Jamestown Revival makes its Buffalo debut at 9 p.m. Friday in the Sportsmen’s Tavern (326 Amherst St.). The duo will be joined by Wind & Wave and Kris Orlowski. Tickets are $10 advance, $13 day of show (www.sportsmenstavern.com).
After you help welcome Moe. home at Canalside on Thursday evening, you have the opportunity to get up close and personal with a few of the band members at the official Moe. after-party, which takes place in Duke’s Bohemian Grove Bar (253 Allen St.) immediately after the Canalside show.

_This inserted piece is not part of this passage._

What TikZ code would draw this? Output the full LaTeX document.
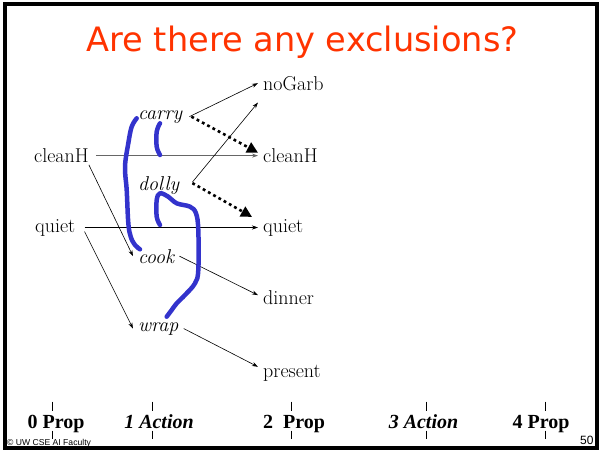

Moe.’s Vinnie Amico, a founding member of Grateful Dead tribute ensemble Sonic Garden, will join various alumni from that band, as well as Moe. guitarist Al Schnier and DJ Worehey, for an all-star evening of Grateful Dead tunes.

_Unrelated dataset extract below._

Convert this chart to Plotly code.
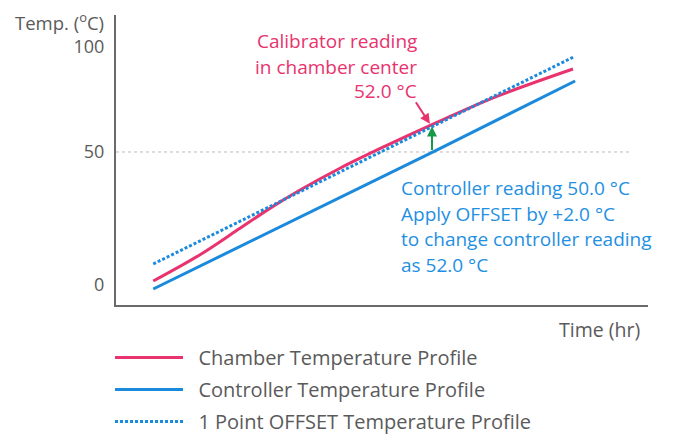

“Sun Ra and the Three Stooges, it all makes sense to me.” That’s Terry Adams, founder of classic cross-idiom American rock band NRBQ, speaking in the official bio for the band’s new album, “Brass Tacks.”
It’s that dedication to making music that honestly reflects his incredibly broad and diverse musical taste that has served Adams and NRBQ so well for more than 40 years. Consistent throughout that period has been NRBQ’s ability to marry supreme musicianship to music that is touched by joy and is brimming with buoyancy. Fans know it so well – once you fall for NRBQ, you come to rely on the band’s music to bring light and happiness to your playlists. Which may explain why the band can count as serious, longtime fans musician peers like Bonnie Raitt, Ian McLagan and Hal Willner.
An area NRBQ performance is a rare thing these days, which makes Wednesday’s gig in the Sportsmen’s Tavern all the sweeter. Tickets for the 8 p.m. show are $20 (www.sportsmenstavern.net).
BBQ & Blues
The sixth annual BBQ & Blues Bash to benefit Gateway-Longview will take place, rain or shine, at 5 p.m. Friday on Mississippi Street in the area adjacent to the Buffalo Iron Works and First Niagara Center. There will be serious barbecue on offer from the likes of Dinosaur BBQ, Fat Bob’s and Big Belly BBQ, but it’s not all about the food.
Top-tier electric blues journeymen Poppa Chubby and Joanne Shaw Taylor will be performing on the outdoor stage. Buffalo Iron Works also will be hosting the official after-party, beginning at 9 p.m.
Tickets are $25 advance (Ticketfly.com or at the Buffalo Iron Works), and $30 on the day of the show. Tickets cover entertainment, beverages and parking; individual food tickets will be sold. More information is available through www.bbqbluesbash.com.